Eildon Hills
Eildon Hills
This striking group of hills are a landmark in the Scottish Borders, visible for miles. The Hills are a treasure-trove for archaeologists, botanists, geologists and ornithologists, and offer a mix of peat bogs, grassland, and acidic heath, on a base of volcanic rock. The hills are particularly rich in bird life, with woodland, water, and heath birds aplenty, in addition to the star species, the red grouse. The highest point of the hills reaches 422 metres and overlooks Teviotdale.
In local folklore Eildon is said to be a 'hollow hill', and is mentioned in the story of Thomas the Rhymer. Sir Walter Scott embellished the local tales and created the myth of a horse trader who is taken inside the hill at night and discovers King Arthur and a band of knights asleep. He blows a horn and is magically expelled from the hillside where he tells the story to passing shepherds before falling dead on the spot.

History

The first settlers probably arrived around 7000 BC, and was certainly occupied permanently by 1000 BC. Over 5km of earthworks enclose an area of roughly 16 hectares, inside which are 300 platforms cut into the underlying rock to provide a base for huts. The scale of the enclosure suggests that there may have been as many as 6000 residents at the height of the site's population. This would make Eildon the largest population centre in Scotland at the time.

The site may have had special sacred significance, and been a gathering place for ceremonial purposes. There are several ancient holy wells at the base of the hills. These were later dedicated to Christian saints, but it seems highly likely that the Christians merely adopted springs that were already sacred to an earlier culture.

The Romans arrived in AD 80 and built a fort below the settlement on the river bank and called it Trimontium after the three peaks of Eildon Hills. They built a signal tower within the hillfort, suggesting that it had already been abandoned by that time by the Celtic tribes.

You can still see the Celtic fortifications, including hut outlines, earthworks, and ramps. Perhaps even more intriguing are features thought to be sacred temples or groves.

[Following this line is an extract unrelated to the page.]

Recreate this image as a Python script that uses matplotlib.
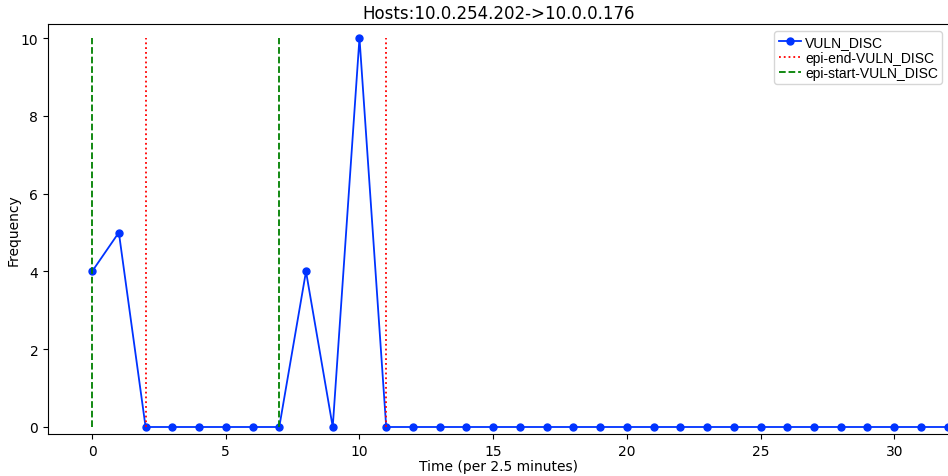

On the middle of the three peaks is a monument to Sir Walter Scott.

Visiting

From Melrose, take the B6359 road and turn left at Eildon Walk signpost, cross the bridge and follow the footpath for a panoramic walk. At the north east foot of the hill, just off the A6091, stands a memorial to Thomas the Rhymer, and you can join a trail to the top of the Hills from beside the monument. You can also follow the St Cuthbert's Way footpath from the centre of Melrose, for a more direct (and steeper) route. We visited the Rhymer Stone, and I couldn't take my eyes of the Eildon Hills the whole time we were there!